The Information: Meta has reportedly limited engineer use of Claude Code and Codex because rival model outputs could contaminate Meta’s own AI training data and create contractual trouble with Anthropic and OpenAI.
Distillation risk starts when a new model of Meta learns from another model’s outputs (from OpenAI or Anthropic), so even accidental reuse of Claude or Codex answers could look like Meta extracted capability from competitors rather than built it alone.
OpenAI’s terms bar using output to develop competing models, and Anthropic says its terms do not allow Claude outputs to train models competitive with Anthropic’s own systems.
Both OpenAI’s and Anthropic's terms bar using output to develop competing models.

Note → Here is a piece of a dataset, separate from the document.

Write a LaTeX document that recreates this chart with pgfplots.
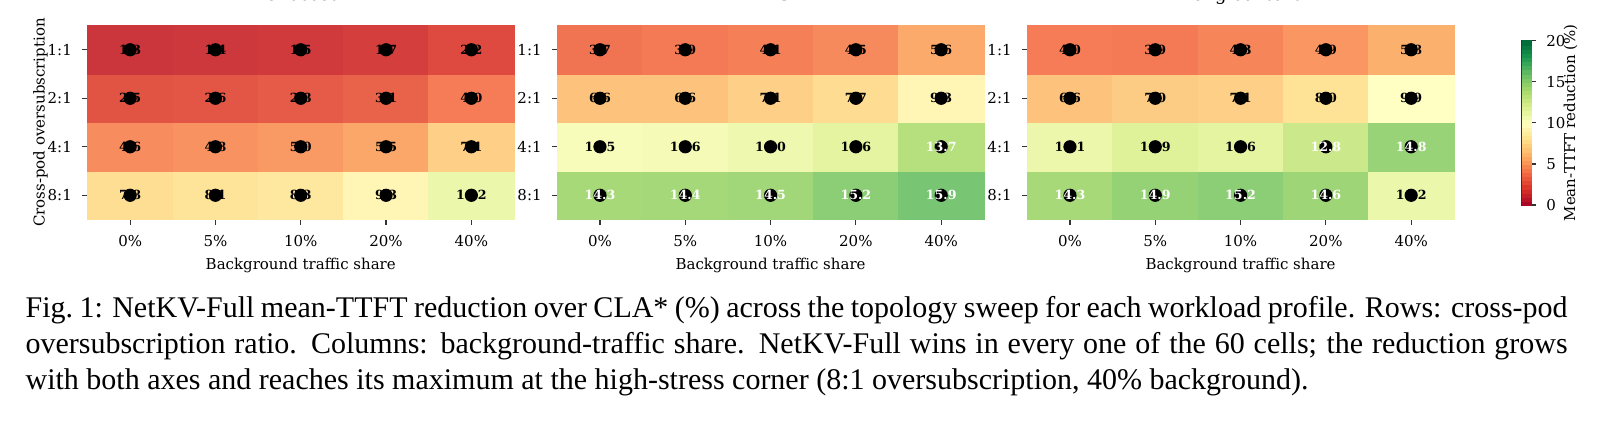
\documentclass[border=0pt]{standalone}
\usepackage{fontspec}
\setmainfont{DejaVu Serif}
\newfontfamily\capfont{Liberation Serif}
\usepackage{pgfplots}
\pgfplotsset{compat=1.18}
\usepackage{pgfplotstable}

% x = background share index, y = oversubscription row (0 = 8:1 ... 3 = 1:1)
\pgfplotstableread{
x y v
0 0 7.8
1 0 8.1
2 0 8.3
3 0 9.3
4 0 11.2
0 1 4.6
1 1 4.8
2 1 5.0
3 1 5.5
4 1 7.1
0 2 2.5
1 2 2.6
2 2 2.8
3 2 3.1
4 2 4.0
0 3 1.3
1 3 1.4
2 3 1.5
3 3 1.7
4 3 2.2
}\chat

\pgfplotstableread{
x y v
0 0 14.3
1 0 14.4
2 0 14.5
3 0 15.2
4 0 15.9
0 1 10.5
1 1 10.6
2 1 11.0
3 1 11.6
4 1 13.7
0 2 6.6
1 2 6.6
2 2 7.1
3 2 7.7
4 2 9.3
0 3 3.7
1 3 3.9
2 3 4.1
3 3 4.5
4 3 5.6
}\rag

\pgfplotstableread{
x y v
0 0 14.3
1 0 14.9
2 0 15.2
3 0 14.6
4 0 11.2
0 1 11.1
1 1 11.9
2 1 11.6
3 1 12.8
4 1 14.8
0 2 6.6
1 2 7.0
2 2 7.1
3 2 8.0
4 2 9.9
0 3 4.0
1 3 3.9
2 3 4.3
3 3 4.9
4 3 5.8
}\longctx

% colour scale: 40 stripes from 0 to 20
\pgfplotstableread{
x y v
0.5 0.25 0.25
0.5 0.75 0.75
0.5 1.25 1.25
0.5 1.75 1.75
0.5 2.25 2.25
0.5 2.75 2.75
0.5 3.25 3.25
0.5 3.75 3.75
0.5 4.25 4.25
0.5 4.75 4.75
0.5 5.25 5.25
0.5 5.75 5.75
0.5 6.25 6.25
0.5 6.75 6.75
0.5 7.25 7.25
0.5 7.75 7.75
0.5 8.25 8.25
0.5 8.75 8.75
0.5 9.25 9.25
0.5 9.75 9.75
0.5 10.25 10.25
0.5 10.75 10.75
0.5 11.25 11.25
0.5 11.75 11.75
0.5 12.25 12.25
0.5 12.75 12.75
0.5 13.25 13.25
0.5 13.75 13.75
0.5 14.25 14.25
0.5 14.75 14.75
0.5 15.25 15.25
0.5 15.75 15.75
0.5 16.25 16.25
0.5 16.75 16.75
0.5 17.25 17.25
0.5 17.75 17.75
0.5 18.25 18.25
0.5 18.75 18.75
0.5 19.25 19.25
0.5 19.75 19.75
}\cbar

% one heatmap cell: 142.17pt / 5 by 64.67pt / 4
\pgfdeclareplotmark{cell}{%
  \pgfpathrectangle{\pgfqpoint{-14.22pt}{-8.09pt}}{\pgfqpoint{28.44pt}{16.18pt}}%
  \pgfusepathqfillstroke}
% one colour-scale stripe: 3pt by 54.77pt / 40
\pgfdeclareplotmark{stripe}{%
  \pgfpathrectangle{\pgfqpoint{-1.5pt}{-0.72pt}}{\pgfqpoint{3pt}{1.44pt}}%
  \pgfusepathqfillstroke}

\pgfplotsset{
  /pgf/number format/assume math mode=true,
  colormap={rdylgnlight}{rgb255=(174,26,60) rgb255=(219,69,61) rgb255=(245,124,86)
    rgb255=(253,182,113) rgb255=(254,227,151) rgb255=(255,255,197) rgb255=(221,241,151)
    rgb255=(175,221,121) rgb255=(117,196,115) rgb255=(49,162,98) rgb255=(26,119,75)},
  colormap={rdylgn}{rgb255=(165,0,38) rgb255=(215,48,39) rgb255=(244,109,67)
    rgb255=(253,174,97) rgb255=(254,224,139) rgb255=(255,255,191) rgb255=(217,239,139)
    rgb255=(166,217,106) rgb255=(102,189,99) rgb255=(26,152,80) rgb255=(0,104,55)},
  heat/.style={
    scale only axis, width=142.17pt, height=64.67pt,
    xmin=-0.5, xmax=4.5, ymin=-0.5, ymax=3.5,
    xtick={0,...,4}, ytick={0,...,3},
    xticklabels={0\%,5\%,10\%,20\%,40\%},
    yticklabels={8:1,4:1,2:1,1:1},
    axis x line*=bottom, axis y line*=left,
    axis line style={black!80, line width=0.4pt},
    tick align=outside, major tick length=1.7pt,
    tick style={black!80, line width=0.4pt},
    grid=major, grid style={gray!60, line width=0.35pt, opacity=0.45},
    axis on top, clip=false,
    point meta min=0, point meta max=20,
    colormap name=rdylgnlight,
    ticklabel style={font=\fontsize{5}{6}\selectfont},
    label style={font=\fontsize{5}{6}\selectfont},
    xlabel={Background traffic share},
    xlabel style={at={(axis description cs:0.5,0)}, anchor=base, yshift=-16.5pt},
    title style={font=\fontsize{6}{7}\selectfont, at={(axis description cs:0.5,1)}, anchor=base, yshift=2.2pt},
  },
  cells/.style={scatter, only marks, mark=cell,
    point meta=\thisrow{v}, line width=0.2pt,
    scatter/use mapped color={draw=mapped color, fill=mapped color}},
  annot/.style={only marks, mark=*, mark options={draw=none, fill=none},
    point meta=\thisrow{v},
    nodes near coords={\pgfmathprintnumber[fixed,fixed zerofill,precision=1]{\pgfplotspointmeta}},
    every node near coord/.append style={anchor=center, inner sep=0pt, text=#1,
      font=\fontsize{4.2}{5}\selectfont\bfseries}},
  % labels on light cells are black, on the darker greens white
  darktext/.style={annot=black, y filter/.expression={\thisrow{v}>12 ? nan : y}},
  lighttext/.style={annot=white, y filter/.expression={\thisrow{v}>12 ? y : nan}},
}

\begin{document}
\begin{tikzpicture}
\useasboundingbox (0,0) rectangle (537.33pt,-140.33pt);

\begin{axis}[heat, at={(29.17pt,-73.17pt)}, anchor=south west, title={Chatbot},
  ylabel={Cross-pod oversubscription},
  ylabel style={at={(axis description cs:-0.11,0.5)}, anchor=center}]
\addplot[cells] table[x=x, y=y] {\chat};
\addplot[darktext] table[x=x, y=y] {\chat};
\end{axis}

\begin{axis}[heat, at={(185.77pt,-73.17pt)}, anchor=south west, title={RAG}]
\addplot[cells] table[x=x, y=y] {\rag};
\addplot[darktext] table[x=x, y=y] {\rag};
\addplot[lighttext] table[x=x, y=y] {\rag};
\end{axis}

\begin{axis}[heat, at={(342.43pt,-73.17pt)}, anchor=south west, title={Long-context}]
\addplot[cells] table[x=x, y=y] {\longctx};
\addplot[darktext] table[x=x, y=y] {\longctx};
\addplot[lighttext] table[x=x, y=y] {\longctx};
\end{axis}

% colour scale drawn as a narrow axis of its own
\begin{axis}[scale only axis, width=3pt, height=54.77pt,
  at={(507.23pt,-68.33pt)}, anchor=south west,
  xmin=0, xmax=1, ymin=0, ymax=20,
  xtick=\empty, ytick={0,5,10,15,20},
  ytick pos=right, yticklabel pos=right,
  tick align=outside, major tick length=1.7pt,
  tick style={black!80, line width=0.4pt},
  axis line style={black!80, line width=0.4pt},
  axis on top,
  colormap name=rdylgn, point meta min=0, point meta max=20,
  ticklabel style={font=\fontsize{5}{6}\selectfont},
  ylabel={Mean-TTFT reduction (\%)},
  ylabel style={font=\fontsize{5}{6}\selectfont, at={(axis description cs:5.43,0.5)}, anchor=center}]
\addplot[scatter, only marks, mark=stripe, point meta=\thisrow{v}, line width=0.1pt,
  scatter/use mapped color={draw=mapped color, fill=mapped color}] table[x=x, y=y] {\cbar};
\end{axis}

\node[anchor=north west, inner sep=0pt, text width=514pt, align=justify,
  font=\capfont\fontsize{10}{12}\selectfont] at (8.33pt,-97.27pt)
  {\strut Fig.~1: NetKV-Full mean-TTFT reduction over CLA* (\%) across the topology sweep for each workload profile. Rows: cross-pod oversubscription ratio. Columns: background-traffic share. NetKV-Full wins in every one of the 60 cells; the reduction grows with both axes and reaches its maximum at the high-stress corner (8:1 oversubscription, 40\% background).};
\end{tikzpicture}
\end{document}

IMO, the safest strategy could be ingredient tracking: use rival tools for ordinary productivity only when outputs are barred from model-training pipelines, evaluation sets, benchmark generation, post-training data, reward-model data, and internal datasets that later feed model development.
Of course a strong lawsuit usually needs much more ugly facts like: mass scraping, fake accounts, rate-limit evasion, automated extraction, direct use of outputs as training labels, or internal records showing the buyer knew it was cloning a rival system.
In this situation, som of the typical safeguards are clean-room rules, approved enterprise accounts, no consumer accounts for sensitive work, training-data provenance logs, dataset quarantine, prompt and output retention, automated scanners for “AI-generated by vendor X” material, and access controls separating coding-agent work from model-training data.